* [TASK GOAL]: Select the lines of the records containing the word "script" and list them.

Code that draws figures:
----------

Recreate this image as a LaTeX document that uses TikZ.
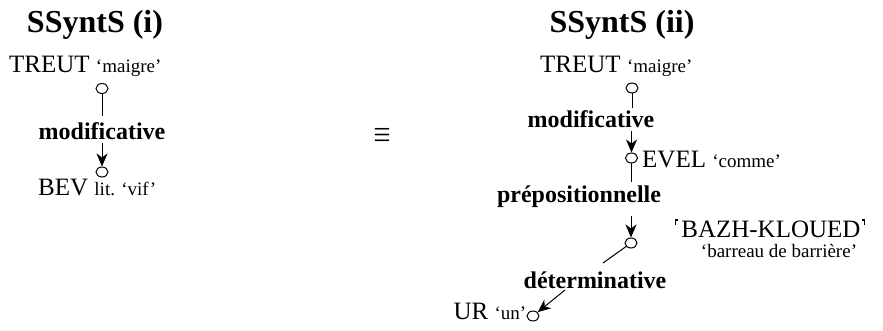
\documentclass[tikz,border=0pt]{standalone}
\usepackage{fontspec}
\setmainfont{Liberation Serif}
\usetikzlibrary{arrows.meta,shapes.geometric}
\newcommand\lcornmark{\rlap{\raisebox{0.66em}{\rule{0.12em}{0.045em}}}\raisebox{0.5em}{\rule{0.045em}{0.2em}}\hspace{0.2em}}
\newcommand\rcornmark{\hspace{0.08em}\rlap{\raisebox{0.66em}{\rule{0.12em}{0.045em}}}\hspace{0.075em}\raisebox{0.5em}{\rule{0.045em}{0.2em}}}
\tikzset{
  word/.style={inner sep=0pt, font=\fontsize{25}{30}\selectfont},
  gloss/.style={inner sep=0pt, font=\fontsize{19}{23}\selectfont},
  rel/.style={inner sep=0pt, font=\fontsize{24}{28}\selectfont\bfseries},
  ttl/.style={inner sep=0pt, font=\fontsize{32}{36}\selectfont\bfseries},
  knot/.style={draw, ellipse, line width=1pt, minimum width=12pt, minimum height=10pt, inner sep=0pt},
  link/.style={line width=1pt},
  arr/.style={line width=1pt, -{Stealth[length=13pt,width=11pt,inset=4pt]}}
}
\begin{document}
\begin{tikzpicture}[x=1pt,y=-1pt]
\useasboundingbox (0,0) rectangle (883,331);
% left structure
\node[ttl, anchor=base] (t1) at (95,33) {SSyntS (i)};
\node[word, anchor=base west] (treut1) at (9,73) {TREUT {\fontsize{19}{23}\selectfont ‘maigre’}};
\node[knot] (c1) at (102,88.5) {};
\node[rel, anchor=base] (mod1) at (102,140) {modificative};
\node[knot] (c1b) at (102,172) {};
\node[word, anchor=base west] (bev) at (38,196) {BEV {\fontsize{19}{23}\selectfont lit. ‘vif’}};
\draw[link, shorten >=7pt] (c1) -- (c1 |- mod1.north);
\draw[arr, shorten <=3pt] (c1b |- mod1.south) -- (c1b);
% equivalence
\node[inner sep=0pt] (eq) at (382,135) {\resizebox{17pt}{13pt}{\boldmath$\equiv$}};
% right structure
\node[ttl, anchor=base] (t2) at (622,33) {SSyntS (ii)};
\node[word, anchor=base west] (treut2) at (540,73) {TREUT {\fontsize{19}{23}\selectfont ‘maigre’}};
\node[knot] (c2) at (632,88) {};
\node[rel, anchor=base] (mod2) at (591,128) {modificative};
\node[knot] (c3) at (631.5,158) {};
\node[word, anchor=base west] (evel) at (642,168) {EVEL {\fontsize{19}{23}\selectfont ‘comme’}};
\node[rel, anchor=base] (prep) at (579,203) {prépositionnelle};
\node[knot] (c4) at (631,243) {};
\node[word, anchor=base west] (bazh) at (675,237) {\lcornmark BAZH-KLOUED\rcornmark};
\node[gloss, anchor=base] (barreau) at (779,257) {‘barreau de barrière’};
\node[rel, anchor=base] (det) at (595,288) {déterminative};
\node[knot] (c5) at (533,316) {};
\node[word, anchor=base east] (ur) at (c5.west |- 0,319) {UR {\fontsize{19}{23}\selectfont ‘un’}};
\coordinate (detin) at (603,263);
\coordinate (detout) at (565,290);
\draw[link, shorten >=3pt] (c2) -- (c2 |- mod2.north);
\draw[arr, shorten <=3pt] (c3 |- mod2.south) -- (c3);
\draw[link, shorten >=4pt] (c3) -- (c3 |- prep.north);
\draw[arr, shorten <=8pt] (c4 |- prep.south) -- (c4);
\draw[link] (c4) -- (detin);
\draw[arr] (detout) -- (c5);
\end{tikzpicture}
\end{document}
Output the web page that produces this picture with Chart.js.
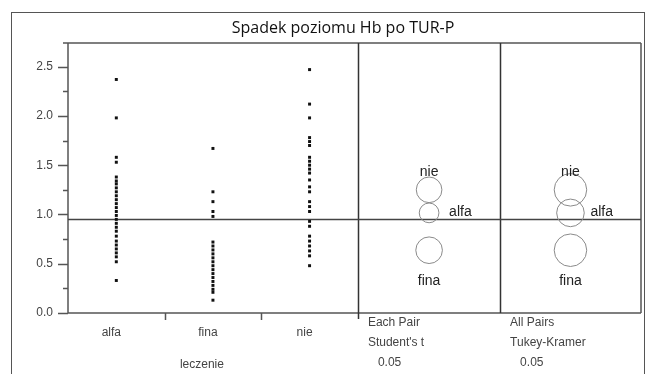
<!DOCTYPE html>
<html>
<head>
<meta charset="utf-8">
<script src="https://cdn.jsdelivr.net/npm/chart.js@4.4.1/dist/chart.umd.min.js"></script>
<style>
  html, body { margin: 0; padding: 0; background: #fff; }
  canvas { display: block; }
</style>
</head>
<body>
<canvas id="hbChart" width="645" height="374"></canvas>
<script>
// values
var categories = ['alfa', 'fina', 'nie'];
var alfaValues = [2.37, 1.98, 1.58, 1.53, 1.38, 1.34, 1.31, 1.27, 1.23, 1.19, 1.15, 1.11, 1.07,
    1.03, 0.99, 0.95, 0.91, 0.87, 0.83, 0.78, 0.73, 0.69, 0.65, 0.61, 0.57, 0.52, 0.33];
var finaValues = [1.67, 1.23, 1.13, 1.03, 0.98, 0.72, 0.68, 0.64, 0.60, 0.56, 0.52, 0.48,
    0.44, 0.40, 0.36, 0.32, 0.28, 0.24, 0.21, 0.13];
var nieValues = [2.47, 2.12, 1.98, 1.78, 1.74, 1.70, 1.58, 1.54, 1.50, 1.46, 1.42, 1.35, 1.28,
    1.23, 1.13, 1.08, 1.03, 0.93, 0.88, 0.78, 0.73, 0.68, 0.63, 0.58, 0.48];
var grandMean = 0.955;

var circleGroups = ['nie', 'alfa', 'fina'];
var circleCenters = [1.25, 1.016, 0.637];
var studentRadii = [0.13, 0.10, 0.135];
var tukeyRadii = [0.165, 0.14, 0.165];

var yTicks = [0, 0.5, 1.0, 1.5, 2.0, 2.5];
var yMinorTicks = [0.25, 0.75, 1.25, 1.75, 2.25];
var panelNotes = [
    ['Each Pair', "Student's t", '0.05'],
    ['All Pairs', 'Tukey-Kramer', '0.05']
];
var titleText = 'Spadek poziomu Hb po TUR-P';
var xAxisTitle = 'leczenie';

// where the two comparison panels sit on the x scale
var panelEdges = [2.5, 3.972];
var panelCenters = [3.237, 4.70];

var labelFont = '12px "Liberation Sans", Arial, sans-serif';
var circleFont = '14px "Liberation Sans", Arial, sans-serif';

function columnPoints(values, index) {
    return values.map(function (v) { return { x: index, y: v }; });
}

function circlePoints(panel) {
    return circleCenters.map(function (c) { return { x: panelCenters[panel], y: c }; });
}

function radiusFrom(radii) {
    return function (ctx) {
        var y = ctx.chart.scales.y;
        var r = radii[ctx.dataIndex];
        return Math.abs(y.getPixelForValue(0) - y.getPixelForValue(r));
    };
}

var dotStyle = {
    pointStyle: 'rect',
    pointRadius: 2.1,
    pointBorderWidth: 0,
    pointBackgroundColor: '#111',
    showLine: false
};

function dots(values, index) {
    return Object.assign({ data: columnPoints(values, index) }, dotStyle);
}

function circles(panel, radii) {
    return {
        data: circlePoints(panel),
        showLine: false,
        pointStyle: 'circle',
        pointRadius: radiusFrom(radii),
        pointBorderWidth: 1,
        pointBorderColor: '#8a8a8a',
        pointBackgroundColor: 'rgba(0,0,0,0)'
    };
}

var framePlugin = {
    id: 'frame',
    beforeDatasetsDraw: function (chart) {
        var ctx = chart.ctx;
        var a = chart.chartArea;
        var x = chart.scales.x;
        var y = chart.scales.y;
        ctx.save();

        // outer border
        ctx.strokeStyle = '#555';
        ctx.lineWidth = 1;
        ctx.strokeRect(11.5, 12.5, 633, 400);

        ctx.strokeStyle = '#555';
        ctx.lineWidth = 1.5;
        ctx.beginPath();
        ctx.moveTo(a.left - 5, a.top); ctx.lineTo(a.right, a.top);
        ctx.moveTo(a.left, a.top); ctx.lineTo(a.left, a.bottom);
        ctx.moveTo(a.left, a.bottom); ctx.lineTo(a.right, a.bottom);
        ctx.moveTo(a.right, a.top); ctx.lineTo(a.right, a.bottom);
        ctx.stroke();

        // panel dividers
        ctx.strokeStyle = '#333';
        ctx.beginPath();
        panelEdges.forEach(function (p, i) {
            var px = Math.round(x.getPixelForValue(p)) + 0.5;
            ctx.moveTo(px, a.top);
            ctx.lineTo(px, a.bottom + (i === 0 ? 6 : 0));
        });
        ctx.stroke();

        // x tick marks between categories
        ctx.strokeStyle = '#555';
        ctx.beginPath();
        [0.5, 1.5].forEach(function (p) {
            var px = Math.round(x.getPixelForValue(p)) + 0.5;
            ctx.moveTo(px, a.bottom);
            ctx.lineTo(px, a.bottom + 7);
        });
        // y ticks
        yTicks.forEach(function (v) {
            var py = Math.round(y.getPixelForValue(v)) + 0.5;
            ctx.moveTo(a.left - 10, py); ctx.lineTo(a.left, py);
        });
        yMinorTicks.forEach(function (v) {
            var py = Math.round(y.getPixelForValue(v)) + 0.5;
            ctx.moveTo(a.left - 5, py); ctx.lineTo(a.left, py);
        });
        ctx.stroke();

        // grand mean
        var my = Math.round(y.getPixelForValue(grandMean)) + 0.5;
        ctx.strokeStyle = '#444';
        ctx.beginPath();
        ctx.moveTo(a.left, my); ctx.lineTo(a.right, my);
        ctx.stroke();
        ctx.restore();
    },
    afterDraw: function (chart) {
        var ctx = chart.ctx;
        var x = chart.scales.x;
        var y = chart.scales.y;
        ctx.save();

        ctx.fillStyle = '#111';
        ctx.font = '16px "Open Sans", sans-serif';
        ctx.textAlign = 'center';
        ctx.textBaseline = 'middle';
        ctx.fillText(titleText, 343, 28);

        ctx.fillStyle = '#444';
        ctx.font = labelFont;
        ctx.fillText(xAxisTitle, x.getPixelForValue(1) - 11, 365);

        // notes under the comparison panels
        ctx.textAlign = 'left';
        panelNotes.forEach(function (lines, i) {
            var px = x.getPixelForValue(panelEdges[i]);
            ctx.fillText(lines[0], px + 10, 323);
            ctx.fillText(lines[1], px + 10, 343);
            ctx.fillText(lines[2], px + 20, 363);
        });

        // circle labels
        ctx.fillStyle = '#222';
        ctx.font = circleFont;
        panelCenters.forEach(function (c) {
            var cx = x.getPixelForValue(c);
            circleGroups.forEach(function (g, j) {
                var cy = y.getPixelForValue(circleCenters[j]);
                if (g === 'nie') {
                    ctx.textAlign = 'center';
                    ctx.fillText(g, cx, cy - 18);
                } else if (g === 'alfa') {
                    ctx.textAlign = 'left';
                    ctx.fillText(g, cx + 20, cy - 1);
                } else {
                    ctx.textAlign = 'center';
                    ctx.fillText(g, cx, cy + 31);
                }
            });
        });
        ctx.restore();
    }
};

var config = {
    type: 'scatter',
    data: {
        datasets: [
            dots(alfaValues, 0),
            dots(finaValues, 1),
            dots(nieValues, 2),
            circles(0, studentRadii),
            circles(1, tukeyRadii)
        ]
    },
    options: {
        responsive: false,
        animation: false,
        events: [],
        devicePixelRatio: 1,
        layout: { padding: { left: 0, top: 43, right: 4, bottom: 0 } },
        plugins: {
            legend: { display: false },
            tooltip: { enabled: false },
            title: { display: false }
        },
        scales: {
            x: {
                type: 'linear',
                min: -0.5,
                max: 5.43,
                grid: { display: false, drawTicks: false },
                border: { display: false },
                afterFit: function (s) { s.height = 61; },
                afterBuildTicks: function (s) {
                    s.ticks = categories.map(function (c, i) { return { value: i }; });
                },
                ticks: {
                    autoSkip: false,
                    maxRotation: 0,
                    padding: 12,
                    labelOffset: -5,
                    color: '#444',
                    font: { family: '"Liberation Sans", Arial, sans-serif', size: 12 },
                    callback: function (v) { return categories[v]; }
                }
            },
            y: {
                min: 0,
                max: 2.74,
                grid: { display: false, drawTicks: false },
                border: { display: false },
                afterFit: function (s) { s.width = 68; },
                afterBuildTicks: function (s) {
                    s.ticks = yTicks.map(function (v) { return { value: v }; });
                },
                ticks: {
                    padding: 15,
                    color: '#444',
                    font: { family: '"Liberation Sans", Arial, sans-serif', size: 12 },
                    callback: function (v) { return v.toFixed(1); }
                }
            }
        }
    },
    plugins: [framePlugin]
};

var hbChart = new Chart(document.getElementById('hbChart'), config);
</script>
</body>
</html>
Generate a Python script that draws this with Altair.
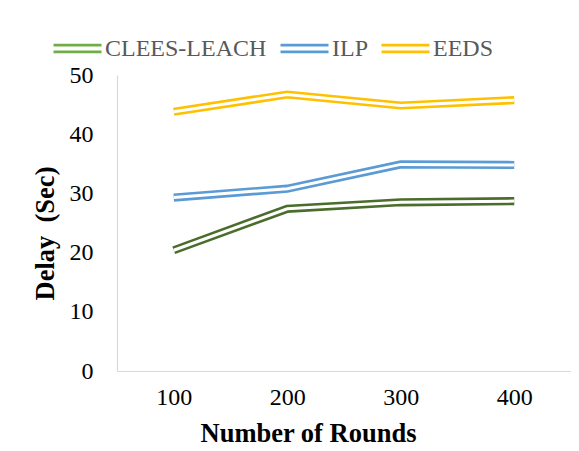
import altair as alt
import pandas as pd

rounds = [100, 200, 300, 400]
series_names = ["CLEES-LEACH", "ILP", "EEDS"]
clees_leach = [20.4, 27.4, 28.5, 28.7]
ilp = [29.3, 30.8, 34.9, 34.8]
eeds = [43.8, 46.7, 44.85, 45.75]
y_ticks = [0, 10, 20, 30, 40, 50]
line_colors = ["#4A6D2B", "#5B9BD5", "#FFC000"]
legend_colors = ["#70AD47", "#5B9BD5", "#FFC000"]

rows = []
for name, vals in zip(series_names, [clees_leach, ilp, eeds]):
    for r, v in zip(rounds, vals):
        rows.append({"Round": r, "Delay": v, "Series": name})
df = pd.DataFrame(rows)

FONT = "Liberation Serif"

x = alt.X(
    "Round:O",
    scale=alt.Scale(type="point", padding=0.5),
    axis=alt.Axis(
        title="Number of Rounds", labelAngle=0, labelPadding=14,
        titleX=191, titleY=62, titleBaseline="middle", titleAlign="center",
    ),
)
y = alt.Y(
    "Delay:Q",
    scale=alt.Scale(domain=[0, 50], nice=False),
    axis=alt.Axis(
        values=y_ticks, title="Delay\u00a0 (Sec)", labelPadding=24,
        titleX=-72, titleY=158, titleBaseline="middle", titleAlign="center", titleAngle=-90,
    ),
)

base = alt.Chart(df)

legend_layer = base.mark_line(opacity=0, strokeWidth=2.5).encode(
    x=x, y=y,
    color=alt.Color(
        "Series:N",
        scale=alt.Scale(domain=series_names, range=legend_colors),
        legend=alt.Legend(
            title=None, orient="none", direction="horizontal",
            legendX=-65, legendY=-52, gridAlign="none",
            symbolType="M-1,-0.14H1M-1,0.14H1",
            symbolSize=2304, symbolStrokeWidth=2.6, symbolOpacity=1,
            labelFont=FONT, labelFontSize=24, labelColor="#595959",
            labelOffset=2, columnPadding=8, labelLimit=0,
        ),
    ),
)

outer = base.mark_line(strokeWidth=8.2, strokeCap="butt", strokeJoin="miter").encode(
    x=x, y=y,
    color=alt.Color(
        "Series:N",
        scale=alt.Scale(domain=series_names, range=line_colors),
        legend=None,
    ),
)

inner = base.mark_line(strokeWidth=3, color="white", strokeCap="butt", strokeJoin="miter").encode(
    x=x, y=y, detail="Series:N",
)

chart = (
    alt.layer(legend_layer, outer, inner)
    .resolve_scale(color="independent")
    .properties(
        width=454, height=296,
        autosize=alt.AutoSizeParams(type="none"),
        padding={"left": 109, "top": 67, "right": 0, "bottom": 76},
    )
    .configure_view(stroke=None)
    .configure_axis(
        grid=False, ticks=False, domainColor="#D9D9D9", domainWidth=1.2,
        labelFont=FONT, labelFontSize=24, labelColor="black",
        titleFont=FONT, titleFontSize=26.5, titleFontWeight="bold", titleColor="black",
    )
)

chart.save("out.html", embed_options={"renderer": "svg", "actions": False})
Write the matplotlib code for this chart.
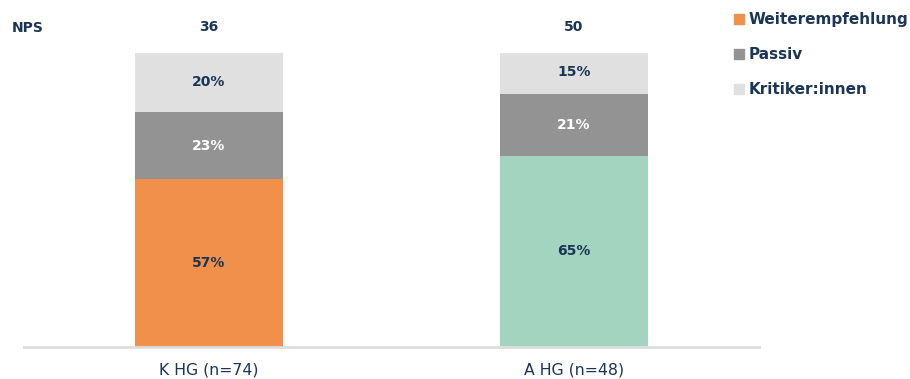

----------

* [WORKED ANSWER]:
<script src="https://cdn.jsdelivr.net/npm/chart.js@4.4.1/dist/chart.umd.min.js"></script>
<script>
</script>
Generate a Python script that draws this with Altair.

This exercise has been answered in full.